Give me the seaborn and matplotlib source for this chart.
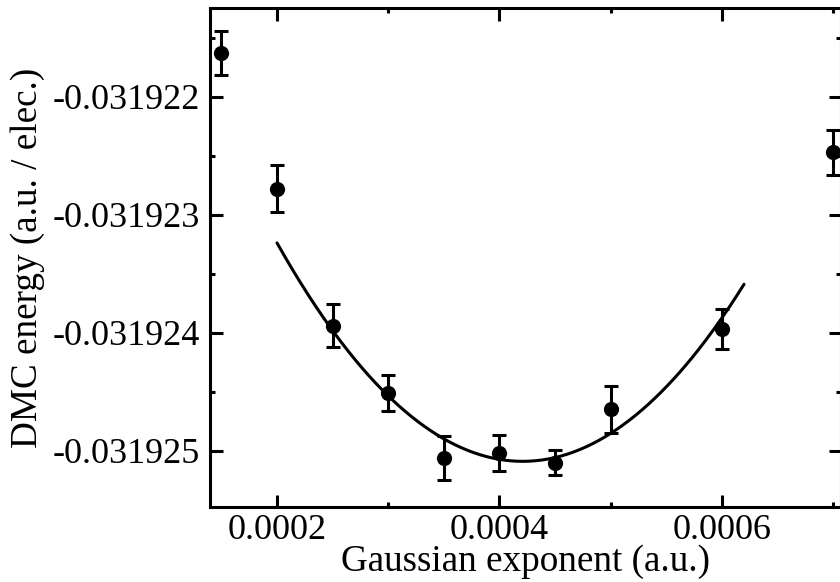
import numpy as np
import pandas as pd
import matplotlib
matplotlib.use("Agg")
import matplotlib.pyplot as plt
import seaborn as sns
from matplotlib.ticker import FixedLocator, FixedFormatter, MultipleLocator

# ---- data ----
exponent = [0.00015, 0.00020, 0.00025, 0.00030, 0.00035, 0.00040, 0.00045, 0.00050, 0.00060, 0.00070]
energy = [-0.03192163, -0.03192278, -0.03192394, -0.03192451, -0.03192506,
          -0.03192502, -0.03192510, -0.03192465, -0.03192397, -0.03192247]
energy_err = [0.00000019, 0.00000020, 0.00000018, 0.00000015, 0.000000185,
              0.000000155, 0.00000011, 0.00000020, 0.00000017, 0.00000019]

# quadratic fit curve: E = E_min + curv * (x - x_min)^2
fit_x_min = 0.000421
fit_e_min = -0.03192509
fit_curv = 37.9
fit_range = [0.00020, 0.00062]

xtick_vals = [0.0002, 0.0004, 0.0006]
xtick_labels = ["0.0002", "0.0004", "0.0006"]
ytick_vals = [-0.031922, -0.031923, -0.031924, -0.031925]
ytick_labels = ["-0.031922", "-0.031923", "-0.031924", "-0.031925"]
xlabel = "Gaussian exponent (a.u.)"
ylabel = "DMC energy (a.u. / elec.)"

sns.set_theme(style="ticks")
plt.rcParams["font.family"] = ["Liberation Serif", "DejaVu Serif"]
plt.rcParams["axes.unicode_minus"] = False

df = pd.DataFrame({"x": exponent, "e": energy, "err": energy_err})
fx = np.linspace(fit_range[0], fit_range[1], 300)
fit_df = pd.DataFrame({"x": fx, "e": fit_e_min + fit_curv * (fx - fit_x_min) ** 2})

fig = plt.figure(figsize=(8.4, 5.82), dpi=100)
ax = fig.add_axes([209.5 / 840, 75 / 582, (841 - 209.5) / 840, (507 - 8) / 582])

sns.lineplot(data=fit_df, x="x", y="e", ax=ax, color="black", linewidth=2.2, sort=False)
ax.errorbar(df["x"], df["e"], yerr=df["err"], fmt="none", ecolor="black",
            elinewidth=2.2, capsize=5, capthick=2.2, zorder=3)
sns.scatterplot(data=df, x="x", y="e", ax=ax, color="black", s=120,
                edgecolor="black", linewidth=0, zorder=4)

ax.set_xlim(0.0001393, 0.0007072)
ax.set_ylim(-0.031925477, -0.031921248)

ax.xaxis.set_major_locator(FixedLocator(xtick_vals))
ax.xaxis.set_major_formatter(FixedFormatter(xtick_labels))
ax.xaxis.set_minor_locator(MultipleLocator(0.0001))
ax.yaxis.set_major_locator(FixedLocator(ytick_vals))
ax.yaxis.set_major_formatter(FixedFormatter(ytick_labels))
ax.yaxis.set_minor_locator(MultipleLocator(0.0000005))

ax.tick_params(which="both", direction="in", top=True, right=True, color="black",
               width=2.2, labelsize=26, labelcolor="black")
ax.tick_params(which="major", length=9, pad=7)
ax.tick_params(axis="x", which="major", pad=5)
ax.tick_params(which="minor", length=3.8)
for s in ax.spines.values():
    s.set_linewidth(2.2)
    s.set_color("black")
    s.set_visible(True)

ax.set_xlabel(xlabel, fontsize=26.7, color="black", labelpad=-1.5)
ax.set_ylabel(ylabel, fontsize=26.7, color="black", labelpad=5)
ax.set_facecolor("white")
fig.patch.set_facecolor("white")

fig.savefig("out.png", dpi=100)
────────────────────
WHAT YOU ARE ASKED TO DO. Exactly restate the lines from the beginning of the data through the line with "0.000000155, 0.00000011, 0.00000020, 0.00000017, 0.00000019]", and no others, keeping pictures out.

RESULT FOR THIS EXERCISE.
Give me the seaborn and matplotlib source for this chart.
import numpy as np
import pandas as pd
import matplotlib
matplotlib.use("Agg")
import matplotlib.pyplot as plt
import seaborn as sns
from matplotlib.ticker import FixedLocator, FixedFormatter, MultipleLocator

# ---- data ----
exponent = [0.00015, 0.00020, 0.00025, 0.00030, 0.00035, 0.00040, 0.00045, 0.00050, 0.00060, 0.00070]
energy = [-0.03192163, -0.03192278, -0.03192394, -0.03192451, -0.03192506,
          -0.03192502, -0.03192510, -0.03192465, -0.03192397, -0.03192247]
energy_err = [0.00000019, 0.00000020, 0.00000018, 0.00000015, 0.000000185,
              0.000000155, 0.00000011, 0.00000020, 0.00000017, 0.00000019]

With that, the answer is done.